— Start —

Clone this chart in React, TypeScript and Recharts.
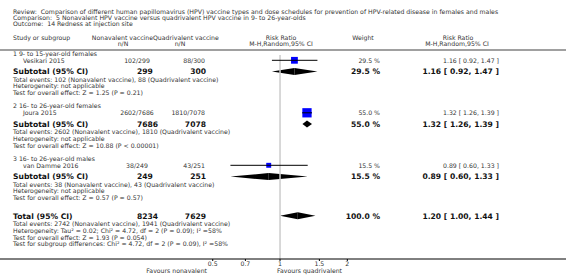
import {
  ComposedChart,
  ErrorBar,
  ReferenceArea,
  ReferenceLine,
  Scatter,
  XAxis,
  YAxis,
} from 'recharts';

// study level data
const GROUPS = [
  '1 9- to 15-year-old females',
  '2 16- to 26-year-old females',
  '3 16- to 26-year-old males',
];
const STUDY_NAMES = ['Vesikari 2015', 'Joura 2015', 'van Damme 2016'];
const NONA_EVENTS = [102, 2602, 38];
const NONA_TOTAL = [299, 7686, 249];
const QUAD_EVENTS = [88, 1810, 43];
const QUAD_TOTAL = [300, 7078, 251];
const WEIGHTS = [29.5, 55.0, 15.5];
const RR = [1.16, 1.32, 0.89];
const RR_LO = [0.92, 1.26, 0.6];
const RR_HI = [1.47, 1.39, 1.33];
const SUB_TEST = ['Z = 1.25 (P = 0.21)', 'Z = 10.88 (P < 0.00001)', 'Z = 0.57 (P = 0.57)'];

// pooled
const TOTAL_N = [8234, 7629];
const TOTAL_EVENTS = [2742, 1941];
const TOTAL_RR = [1.2, 1.0, 1.44];
const TOTAL_HET = 'Heterogeneity: Tau² = 0.02; Chi² = 4.72, df = 2 (P = 0.09); I² =58%';
const TOTAL_TEST = 'Test for overall effect: Z = 1.93 (P = 0.054)';
const SUBGROUP_TEST = 'Test for subgroup differences: Chi² = 4.72, df = 2 (P = 0.09), I² =58%';

const X_TICKS = [0.5, 0.7, 1, 1.5, 2];

// layout (pixels)
const W = 566;
const H = 276;
const AXIS_Y = 259;
const GROUP_Y = [53.3, 105.8, 158.3];
const TOTAL_Y = 216.7;
const LINE = 6.75;

const f2 = (v: number) => v.toFixed(2);
const ci = (e: number, l: number, h: number) => `${f2(e)} [ ${f2(l)}, ${f2(h)} ]`;

const studyData = STUDY_NAMES.map((_, i) => ({
  x: RR[i],
  y: GROUP_Y[i] + 7,
  weight: WEIGHTS[i],
  err: [RR[i] - RR_LO[i], RR_HI[i] - RR[i]],
}));

const diamonds = [
  ...STUDY_NAMES.map((_, i) => ({ est: RR[i], lo: RR_LO[i], hi: RR_HI[i], y: GROUP_Y[i] + 18.3 })),
  { est: TOTAL_RR[0], lo: TOTAL_RR[1], hi: TOTAL_RR[2], y: TOTAL_Y - 1 },
];

const StudySquare = (props: any) => {
  const { cx, cy, payload } = props;
  const s = 1.25 * Math.sqrt(payload.weight);
  return (
    <g>
      <rect x={cx - s / 2} y={cy - s / 2} width={s} height={s} fill="#0000ff" />
      <line x1={cx - s / 2} x2={cx + s / 2} y1={cy} y2={cy} stroke="#000" strokeWidth={1} />
    </g>
  );
};

const LeftHalf = ({ x, y, width, height }: any) => (
  <polygon
    points={`${x},${y + height / 2} ${x + width},${y} ${x + width},${y + height}`}
    fill="#000"
  />
);

const RightHalf = ({ x, y, width, height }: any) => (
  <polygon
    points={`${x},${y} ${x + width},${y + height / 2} ${x},${y + height}`}
    fill="#000"
  />
);

const FONT = 'DejaVu Sans';
const SMALL = 6.2;
const BOLD = 7.6;

const T = ({ x, y, children, anchor = 'start', bold = false, size }: any) => (
  <text
    x={x}
    y={y}
    textAnchor={anchor}
    dominantBaseline="central"
    fontFamily={FONT}
    fontSize={size ?? (bold ? BOLD : SMALL)}
    fontWeight={bold ? 'bold' : 'normal'}
    fill={bold ? '#111' : '#333'}
    style={{ whiteSpace: 'pre' }}
  >
    {children}
  </text>
);

const Labels = () => (
  <svg
    width={W}
    height={H}
    style={{ position: 'absolute', left: 0, top: 0, pointerEvents: 'none' }}
  >
    <T x={13} y={11.7}>Review:  Comparison of different human papillomavirus (HPV) vaccine types and dose schedules for prevention of HPV-related disease in females and males</T>
    <T x={13} y={17.7}>Comparison:  5 Nonavalent HPV vaccine versus quadrivalent HPV vaccine in 9- to 26-year-olds</T>
    <T x={13} y={23.7}>Outcome:  14 Redness at injection site</T>

    <T x={13} y={37.7}>Study or subgroup</T>
    <T x={153} y={37.7} anchor="end">Nonavalent vaccine</T>
    <T x={123} y={43.3} anchor="middle">n/N</T>
    <T x={153} y={37.7}>Quadrivalent vaccine</T>
    <T x={180} y={43.3} anchor="middle">n/N</T>
    <T x={281} y={37.7} anchor="middle">Risk Ratio</T>
    <T x={281} y={43.3} anchor="middle">M-H,Random,95% CI</T>
    <T x={363} y={37.7} anchor="middle">Weight</T>
    <T x={458} y={37.7} anchor="middle">Risk Ratio</T>
    <T x={457} y={43.3} anchor="middle">M-H,Random,95% CI</T>
    <line x1={0} x2={W} y1={50} y2={50} stroke="#a0a0a0" strokeWidth={1.8} />

    {GROUPS.map((g, i) => {
      const y0 = GROUP_Y[i];
      const ys = y0 + 7;
      const yb = y0 + 18.3;
      return (
        <g key={g}>
          <T x={13} y={y0}>{g}</T>
          <T x={23} y={ys}>{STUDY_NAMES[i]}</T>
          <T x={137} y={ys} anchor="middle">{`${NONA_EVENTS[i]}/${NONA_TOTAL[i]}`}</T>
          <T x={205} y={ys} anchor="end">{`${QUAD_EVENTS[i]}/${QUAD_TOTAL[i]}`}</T>
          <T x={380} y={ys} anchor="end">{`${WEIGHTS[i].toFixed(1)} %`}</T>
          <T x={499} y={ys} anchor="end">{ci(RR[i], RR_LO[i], RR_HI[i])}</T>

          <T x={13} y={yb} bold>Subtotal (95% CI)</T>
          <T x={137} y={yb} bold>{NONA_TOTAL[i]}</T>
          <T x={206} y={yb} anchor="end" bold>{QUAD_TOTAL[i]}</T>
          <T x={380} y={yb} anchor="end" bold>{`${WEIGHTS[i].toFixed(1)} %`}</T>
          <T x={499} y={yb} anchor="end" bold>{ci(RR[i], RR_LO[i], RR_HI[i])}</T>
          <T x={13} y={yb + 7.4}>{`Total events: ${NONA_EVENTS[i]} (Nonavalent vaccine), ${QUAD_EVENTS[i]} (Quadrivalent vaccine)`}</T>
          <T x={13} y={yb + 7.4 + LINE}>Heterogeneity: not applicable</T>
          <T x={13} y={yb + 7.4 + 2 * LINE}>{`Test for overall effect: ${SUB_TEST[i]}`}</T>
        </g>
      );
    })}

    <T x={13} y={TOTAL_Y} bold>Total (95% CI)</T>
    <T x={137} y={TOTAL_Y} bold>{TOTAL_N[0]}</T>
    <T x={206} y={TOTAL_Y} anchor="end" bold>{TOTAL_N[1]}</T>
    <T x={380} y={TOTAL_Y} anchor="end" bold>100.0 %</T>
    <T x={499} y={TOTAL_Y} anchor="end" bold>{ci(TOTAL_RR[0], TOTAL_RR[1], TOTAL_RR[2])}</T>
    <T x={13} y={TOTAL_Y + 7}>{`Total events: ${TOTAL_EVENTS[0]} (Nonavalent vaccine), ${TOTAL_EVENTS[1]} (Quadrivalent vaccine)`}</T>
    <T x={13} y={TOTAL_Y + 7 + LINE}>{TOTAL_HET}</T>
    <T x={13} y={TOTAL_Y + 7 + 2 * LINE}>{TOTAL_TEST}</T>
    <T x={13} y={TOTAL_Y + 7 + 3 * LINE}>{SUBGROUP_TEST}</T>

    <T x={207} y={270} anchor="end">Favours nonavalent</T>
    <T x={277} y={270}>Favours quadrivalent</T>
  </svg>
);

export default function App() {
  return (
    <div style={{ position: 'relative', width: W, height: H, background: '#fff' }}>
      <style>{'body{margin:0}'}</style>
      <div style={{ position: 'absolute', left: 0, top: 0 }}>
        <ComposedChart width={W} height={H} margin={{ top: 0, right: 0, bottom: 0, left: 0 }}>
          <XAxis
            dataKey="x"
            type="number"
            scale="log"
            domain={[0.0559, 19.02]}
            allowDataOverflow
            ticks={X_TICKS}
            height={H - AXIS_Y}
            tickSize={2}
            tickMargin={1}
            stroke="#000"
            tick={{ fontSize: SMALL, fontFamily: FONT, fill: '#333' }}
            tickFormatter={(v: number) => String(v)}
          />
          <YAxis dataKey="y" type="number" domain={[0, AXIS_Y]} reversed hide />
          <ReferenceLine
            segment={[
              { x: 1, y: 55 },
              { x: 1, y: AXIS_Y },
            ]}
            stroke="#cccccc"
            strokeWidth={1.5}
          />
          {diamonds.map((d, i) => (
            <ReferenceArea
              key={`l${i}`}
              x1={d.lo}
              x2={d.est}
              y1={d.y - 3.5}
              y2={d.y + 3.5}
              shape={LeftHalf}
            />
          ))}
          {diamonds.map((d, i) => (
            <ReferenceArea
              key={`r${i}`}
              x1={d.est}
              x2={d.hi}
              y1={d.y - 3.5}
              y2={d.y + 3.5}
              shape={RightHalf}
            />
          ))}
          <Scatter data={studyData} shape={StudySquare} isAnimationActive={false}>
            <ErrorBar
              dataKey="err"
              direction="x"
              width={0}
              stroke="#000"
              strokeWidth={1}
              isAnimationActive={false}
            />
          </Scatter>
        </ComposedChart>
      </div>
      <Labels />
    </div>
  );
}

— End —

Return nothing but the lines running from the start of the data to the line with "const SUB_TEST = ['Z", please, both ends included and no pictures.

RESULT BELOW:
Clone this chart in React, TypeScript and Recharts.
import {
  ComposedChart,
  ErrorBar,
  ReferenceArea,
  ReferenceLine,
  Scatter,
  XAxis,
  YAxis,
} from 'recharts';

// study level data
const GROUPS = [
  '1 9- to 15-year-old females',
  '2 16- to 26-year-old females',
  '3 16- to 26-year-old males',
];
const STUDY_NAMES = ['Vesikari 2015', 'Joura 2015', 'van Damme 2016'];
const NONA_EVENTS = [102, 2602, 38];
const NONA_TOTAL = [299, 7686, 249];
const QUAD_EVENTS = [88, 1810, 43];
const QUAD_TOTAL = [300, 7078, 251];
const WEIGHTS = [29.5, 55.0, 15.5];
const RR = [1.16, 1.32, 0.89];
const RR_LO = [0.92, 1.26, 0.6];
const RR_HI = [1.47, 1.39, 1.33];
const SUB_TEST = ['Z = 1.25 (P = 0.21)', 'Z = 10.88 (P < 0.00001)', 'Z = 0.57 (P = 0.57)'];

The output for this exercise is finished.